A former University of Ottawa student says she can trigger out-of-body experiences at will. The 24-year-old psychology grad approached her professor after a lecture on the phenomenon in 2012, claiming it was a regular experience for her and that she “thought everybody could do that.”

An out-of-body experience, scientifically known as an extracorporeal experience (ECE), is a condition that affects how the brain keeps track of the body’s position. It usually occurs due to injury, psychological disorders, drugs, or near-death experiences. But for her, it’s simply part of falling asleep.

The woman, who no longer lives in Ottawa, said she discovered her ability as a child while using it to pass time during school naps.

“I feel myself moving, or, more accurately, can make myself feel as if I am moving,” she said in a study on her performed by the professor. “I know perfectly well I am not actually moving.”

When she described the experience to her professor, she explained it as “hyper-sensitive to my body at that point, because I am concentrating so hard on the sensation of moving. I am the one moving; me, my body. For example, if I ‘spin’ for long enough, I get dizzy. I do not see myself above my body. Rather, my whole body has moved up. I feel it as being above where I know it actually is. I usually also picture myself as moving up in my mind’s eye.”

The professor, Claude Messier of the U of O’s School of Psychology, wanted to examine the subject further. Messier said he and co-author Andra M. Smith, an associate professor, were interested in understanding “the broader idea of how the brain creates our image or impression of the body, and how the brain deals with the various components of that body.”

He and Smith published a paper called “Voluntary out-of-body experience: an fMRI study” in the Feb. 10 issue of Frontiers in Human Neuroscience after working with the student.

Messier and Smith brought the student back to Ottawa to have her undergo Functional Magnetic Resonance Imaging (fMRI), which differs from a regular MRI by checking brain activity instead of simply visualizing it. The brain showed similar activity to high-level athletes who imagine winning, but the activity was only on the left side of the brain.
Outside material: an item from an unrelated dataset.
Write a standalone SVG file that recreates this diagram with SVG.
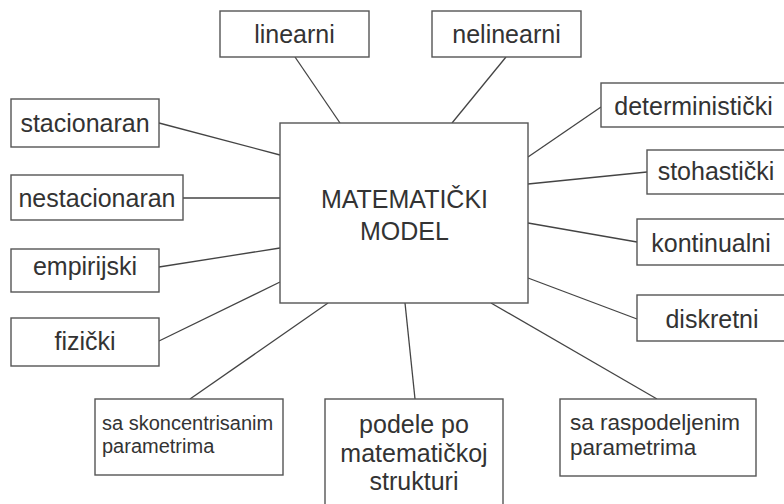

Both sides of the brain are supposed to engage when visualizing something. Another unusual aspect Messier noted was that the visual cortex was deactivated, “which would normally be activated when you have an image of something happening in your head.”

Messier said that “there’s lots of descriptions” of ECEs, but the case is unusual because the student is able to trigger the experience at will. He noted there is no abnormal pathological activity in the student, except for her difficulty in falling asleep. He said he wants increased study in the field, saying that maybe more people have this ability but also consider it “unremarkable.” The study hypothesizes that the ability might be present in infants or children and most people lose it when they grow, and perhaps the ability could be developed in adults.

The study has raised a lot of online attention, including articles in the Daily Mail and Popular Science.

“I knew this would raise interest,” Messier said, adding however that interest has been higher than expected. During the study, the student told Messier and Smith she didn’t know why they were so fascinated, “because it’s not very interesting.”